-------- Input data
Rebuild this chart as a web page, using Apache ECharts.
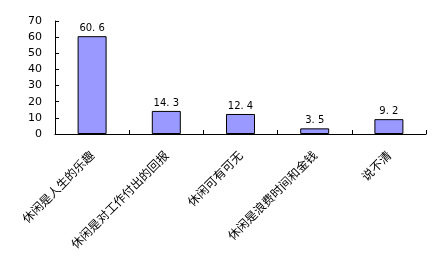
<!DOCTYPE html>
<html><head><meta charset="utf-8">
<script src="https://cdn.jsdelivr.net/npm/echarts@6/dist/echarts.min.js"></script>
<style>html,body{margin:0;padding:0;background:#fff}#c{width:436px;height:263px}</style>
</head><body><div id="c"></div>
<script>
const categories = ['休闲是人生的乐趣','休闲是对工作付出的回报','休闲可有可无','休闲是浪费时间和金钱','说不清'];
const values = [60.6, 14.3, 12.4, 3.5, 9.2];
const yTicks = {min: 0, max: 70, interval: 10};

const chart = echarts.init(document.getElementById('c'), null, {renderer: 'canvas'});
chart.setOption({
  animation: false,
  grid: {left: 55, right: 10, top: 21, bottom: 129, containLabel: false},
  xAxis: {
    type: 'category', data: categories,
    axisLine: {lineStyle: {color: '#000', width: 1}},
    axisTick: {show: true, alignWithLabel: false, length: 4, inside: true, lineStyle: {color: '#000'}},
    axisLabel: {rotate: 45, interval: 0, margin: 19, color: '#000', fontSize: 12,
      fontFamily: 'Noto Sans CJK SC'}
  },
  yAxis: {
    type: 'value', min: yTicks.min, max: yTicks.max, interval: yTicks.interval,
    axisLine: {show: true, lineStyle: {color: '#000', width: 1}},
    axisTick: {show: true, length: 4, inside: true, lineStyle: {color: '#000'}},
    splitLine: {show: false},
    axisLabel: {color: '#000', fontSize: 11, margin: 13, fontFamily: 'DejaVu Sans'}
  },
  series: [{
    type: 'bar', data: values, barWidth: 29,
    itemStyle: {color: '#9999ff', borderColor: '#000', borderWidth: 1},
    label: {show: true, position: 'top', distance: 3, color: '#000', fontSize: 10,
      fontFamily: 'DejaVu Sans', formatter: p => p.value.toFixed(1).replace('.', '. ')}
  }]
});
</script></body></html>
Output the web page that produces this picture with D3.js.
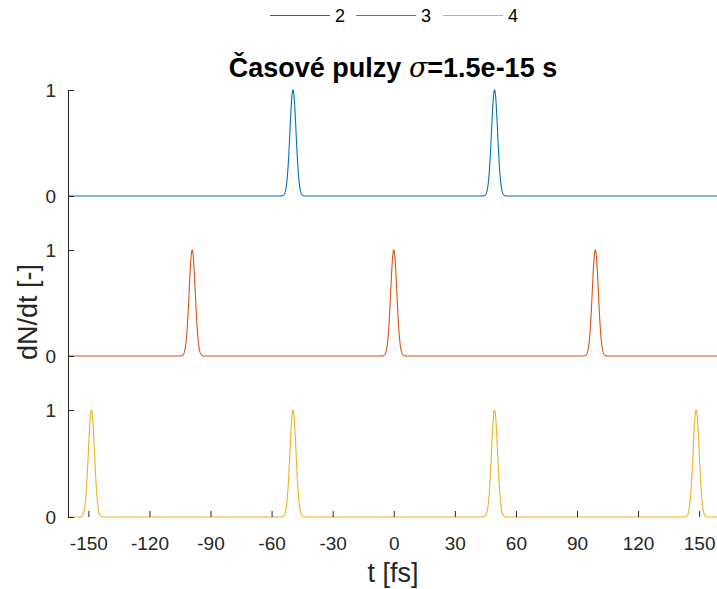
----------------
Directive:
Without including any picture, retype the entries exactly.

Solution to this task:
Rebuild this chart as a web page, using Apache ECharts.
<!DOCTYPE html>
<html><head><meta charset="utf-8">
<script src="https://cdn.jsdelivr.net/npm/echarts@6/dist/echarts.min.js"></script>
<style>html,body{margin:0;padding:0;background:#fff}#c{width:436px;height:263px}</style>
</head><body><div id="c"></div>
<script>
const categories = ['休闲是人生的乐趣','休闲是对工作付出的回报','休闲可有可无','休闲是浪费时间和金钱','说不清'];
const values = [60.6, 14.3, 12.4, 3.5, 9.2];
const yTicks = {min: 0, max: 70, interval: 10};

const chart = echarts.init(document.getElementById('c'), null, {renderer: 'canvas'});
chart.setOption({
  animation: false,
  grid: {left: 55, right: 10, top: 21, bottom: 129, containLabel: false},
  xAxis: {
    type: 'category', data: categories,
    axisLine: {lineStyle: {color: '#000', width: 1}},
    axisTick: {show: true, alignWithLabel: false, length: 4, inside: true, lineStyle: {color: '#000'}},
    axisLabel: {rotate: 45, interval: 0, margin: 19, color: '#000', fontSize: 12,
      fontFamily: 'Noto Sans CJK SC'}
  },
  yAxis: {
    type: 'value', min: yTicks.min, max: yTicks.max, interval: yTicks.interval,
    axisLine: {show: true, lineStyle: {color: '#000', width: 1}},
    axisTick: {show: true, length: 4, inside: true, lineStyle: {color: '#000'}},
    splitLine: {show: false},
    axisLabel: {color: '#000', fontSize: 11, margin: 13, fontFamily: 'DejaVu Sans'}
  },
  series: [{
    type: 'bar', data: values, barWidth: 29,
    itemStyle: {color: '#9999ff', borderColor: '#000', borderWidth: 1},
    label: {show: true, position: 'top', distance: 3, color: '#000', fontSize: 10,
      fontFamily: 'DejaVu Sans', formatter: p => p.value.toFixed(1).replace('.', '. ')}
  }]
});
</script></body></html>
Output the web page that produces this picture with D3.js.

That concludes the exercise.